In total, the purchases of these 5 companies added $95.15 in annual dividend income to my portfolio.  I mentioned I was frustrated, and that is because of one reason.  Despite all of the purchases, I missed out on opportunities to add during two of the largest decreases during the month.  Rather than taking advantage of great discounts, such a UPS below $90/share), I became greedy and set lower price limits that never triggered on those days.   Figuring I would wait and grab the lower share prices, I never successfully made the purchases as I watched prices subsequently climb.   From this, I’ve reminded myself the importance of running my stock screener ahead of time and understanding the true values in the marketplace prior to a sudden drop.  Then, I can quickly make an investment decision with less emotion and take advantage of a true discount.   It was a hard lesson to learn right now, but an important one to remember going forward.    In the meantime though, I’m excited to continue to add to my forward dividend income and take a few more steps towards financial freedom!

What stocks have you been purchasing in December?  Would you have added shares of XOM and BP at their low prices?  Or are you staying away from the oil market in general?  What are your thoughts about AT&T as well?


28 thoughts on “Bert’s Stock Purchases – December 2018

  1. Now that is a great series of buys! I am ready to pull the trigger any day now. Generally, I have been staying away from oil companies, but I keep XOM and BP on my watchlist. ABBV, JNJ, and CAH are on the top of my list, but we will see. Congrats on the great buys Bert! 🙂

    • MDD – Thank you very much. I’ll hopefully be right beside you adding at the beginning of 2019. I can’t blame you from staying away from oil. That’s why I’m only dipping my toes gently in the water right now haha Those three are great names a top of your list and I like it a lot. I’m happy to say that I own all three 🙂


  2. nice Bert

    A nice array of buys. I recently added abbvie to our portfolio. Its one I have wanted for awhile and has done very well in this weird market.
    When i made this buy I was very tempted by T at 28 bucks though…

    As for oil stocks, Im watching them. Here in Canada suncor seems to be trading pretty cheap and im always buying my gas at petro canada now. Luckily this market has created lots of opportunitys out there, so i don’t really know what to buy until I got the cash these days. haha

    100 bucks added in forward income, very nice!
    keep it up!
    cheers and happy new yrs!

    • PCI,

      Honestly, whether you picked ABBV or T, you couldn’t go wrong. At this time, there were so many great companies and options available You couldn’t go wrong. Just make your watch list, follow your investing metrics, and you aren’t going to go wrong with whatever option you select.

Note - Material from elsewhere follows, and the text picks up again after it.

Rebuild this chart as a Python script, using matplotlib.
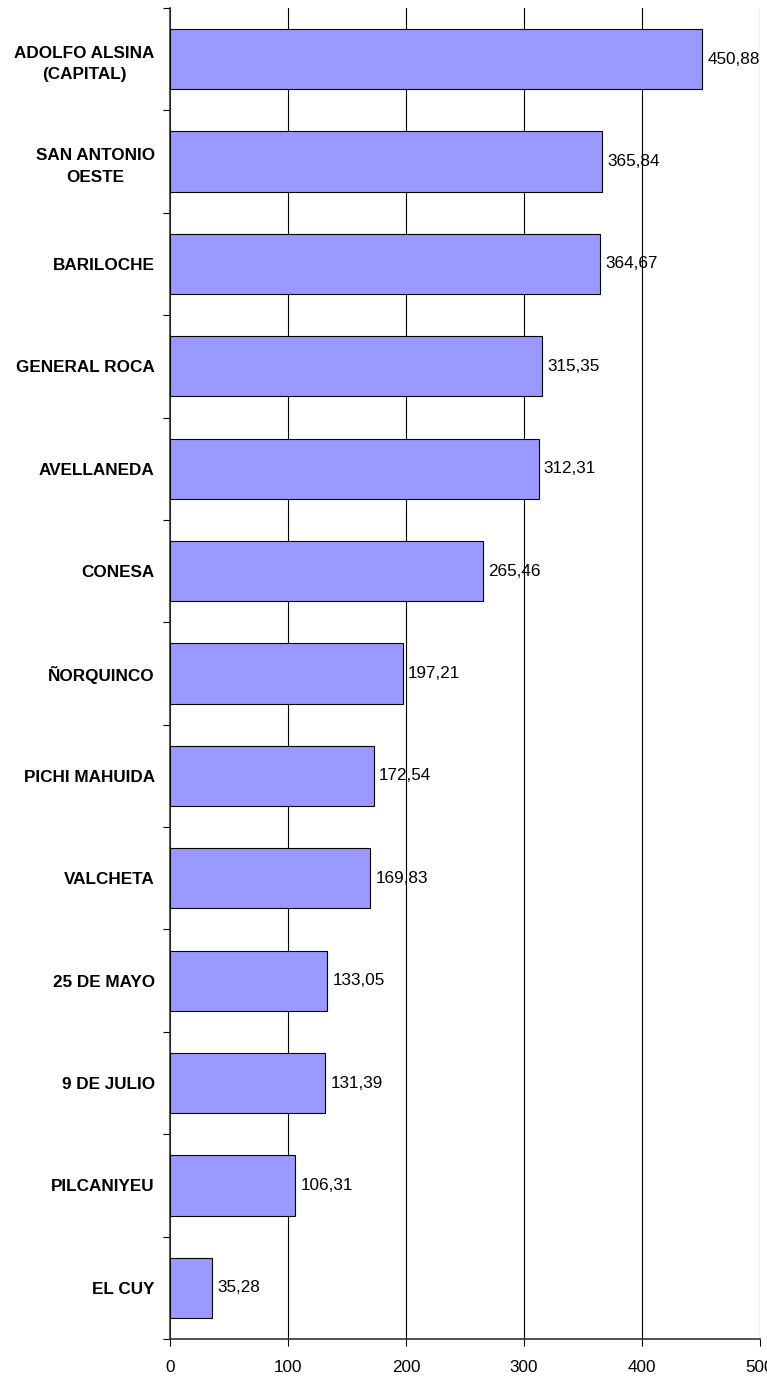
import matplotlib as mpl; mpl.use('Agg')
import matplotlib.pyplot as plt
import numpy as np

mpl.rcParams.update({'font.family': ['Liberation Sans', 'DejaVu Sans']})

categories = ['ADOLFO ALSINA\n(CAPITAL)', 'SAN ANTONIO\nOESTE', 'BARILOCHE', 'GENERAL ROCA',
              'AVELLANEDA', 'CONESA', 'ÑORQUINCO', 'PICHI MAHUIDA', 'VALCHETA',
              '25 DE MAYO', '9 DE JULIO', 'PILCANIYEU', 'EL CUY']
values = [450.88, 365.84, 364.67, 315.35, 312.31, 265.46, 197.21,
          172.54, 169.83, 133.05, 131.39, 106.31, 35.28]
xticks = [0, 100, 200, 300, 400, 500]

fig = plt.figure(figsize=(7.67, 13.82), dpi=100)
ax = fig.add_axes([170 / 767, 1 - 1339 / 1382, 590 / 767, (1339 - 8) / 1382])

y = np.arange(len(categories))
ax.barh(y, values, height=1 / 1.7, color='#9999FF', edgecolor='black', linewidth=0.8, zorder=3)
for yi, v in zip(y, values):
    ax.text(v + 4.5, yi, f'{v:.2f}'.replace('.', ','), va='center', ha='left', fontsize=12.3, zorder=4)

ax.set_xlim(0, 500)
ax.set_ylim(len(categories) - 0.5, -0.5)
ax.set_xticks(xticks)
ax.set_xticklabels([str(t) for t in xticks], fontsize=12.3)
ax.xaxis.grid(True, color='black', linewidth=0.8, zorder=0)
ax.set_axisbelow(True)

# category labels between tick marks at the slot boundaries
ax.set_yticks(np.arange(len(categories) + 1) - 0.5)
ax.set_yticklabels([])
ax.set_yticks(y, minor=True)
ax.set_yticklabels(categories, minor=True, fontsize=12.3, fontweight='bold',
                   multialignment='center', linespacing=1.55)
ax.tick_params(axis='y', which='minor', length=0, pad=11)
ax.tick_params(axis='y', which='major', length=5, width=0.8, direction='out')
ax.tick_params(axis='x', length=5, width=0.8, direction='out', pad=10)

for s in ['top', 'right']:
    ax.spines[s].set_visible(False)
for s in ['left', 'bottom']:
    ax.spines[s].set_linewidth(1.2)
    ax.spines[s].set_color('#333333')

fig.savefig('out.png', dpi=100)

  3. Wow! I’ve just started with dividends and each one of your updates is awesome and inspiring. $95 of extra income/ year going forward is great. Keep up the good work!

  4. 5 great companies at fair or better valuations! Hard to go wrong with that. I recently added to MO for the second time this month and IRM for the first time since October.

    • Kody,

      I love those additions right there for you, especially as an IRM shareholder. MO will be interesting and they are taking some major leaps with their new joint venture. It’ll be interesting to see how this all plays out. Enjoy those nice divvys though!


  5. Hopefully, and in my opinion I think we might get
    One more test of the lows before seeing which direction things go so you might just get your chance to add yet. Don’t be too discourage, just look for even better deals out there. AAPL is one of them that peaks my interest.

    Have a happy new year!!

    • Happy new year to you as well ADD! Thank you very much, I am hoping we have one more crack at the lows like you suggested. If not, I’ll still work hard to find some of the other values that are out there. I know they will be there. Interesting about Apple. Do you have a price point in mind?


  6. Bpught T as well bit earlier then planed. With price <30$ its just too good. Its like JNJ on sale for <100$ 😀 Oil companies looking interesting. Havent looked at BP for a while now but it was one of best investment options with INTC 4-5y ago. As I know they were very much invested in renewables compares to other oil majors. Wonder how they are doing in this field today. For oil majors I think its the future and ones with most invested in renewables has the biggest potential in L/T perspective.

    • P2035,

      I had to do a double check and make sure JNJ wasn’t under $100. I was thinking there was no way I could have missed that and sadly I was right. Thanks for getting my hopes up like that for a minute haha But yes, I agree with the premise of your comment. Some stocks you just buy when they hit a certain point and I felt that way with ATT at $27 as well. The key with these major companies was cleaning up of the balance sheet and the renewable/diversification away from just oil (like you said). All the major companies have been shifting this way.


  7. Wow Bert, it looks like you really busy during December and took advantage of the opportunities. I wouldn’t worry too much on the missed ones – it’s quite hard to figure out where the bottom of the price could be. The most important thing is that you added $95 to your forward annual income which is huge for a single month, in my opinion!
    I personally initiated a position in BLK but I was on the other side of the scale compared to you. I bought 3 shares for $400/share and the price dropped lower straight after that 🙂
    Keep it up!

    • BI,

      Than you very much. I appreciate the kind works. BLK is picking up some steam with others in the community as well. Diversified investments and a solid dividend. I don’t know too much about them, but I’ve done some entry level research. Best of luck and congrats on the income added as well 🙂


    • Jordan – Thank you! We definitely have been busy, that’s for sure. ABBV has a lot of fans. High growth, nice payout ratio, very low PE, and some nice products. There is a lot to like. Are you looking into it as well?


  8. Hi Bert,
    nice purchases. I especially like XOM and BP. Cardinal Health does also make sense at the moment. There so many buying opportunities out there. I honestly do not know where I should invest first :P….

  9. Looks like you have been busy. Picked up a few shares of T myself recently. Lots of good value in the market right now. Hope everyone has saved up a little cash to take advantage of the opportunities.

  10. Here’s a nice summary again! It is a good article and I am glad that we have invested in similar shares again because I see that it is not only my opinion that these companies are getting into the portfolio. My recently purchased stock: ABBV, T, IBM, MAIN, LOW.

  11. I really like these purchases Bert, great work! Don’t feel too bad about the missed opportunities, I was in the same boat as I set some limits that ended up never being met before the price reversed–and I almost let the emotion of missing that sway me from realizing that there was still great value to be had.

    I cannot wait to see what you do in the new year with your portfolio!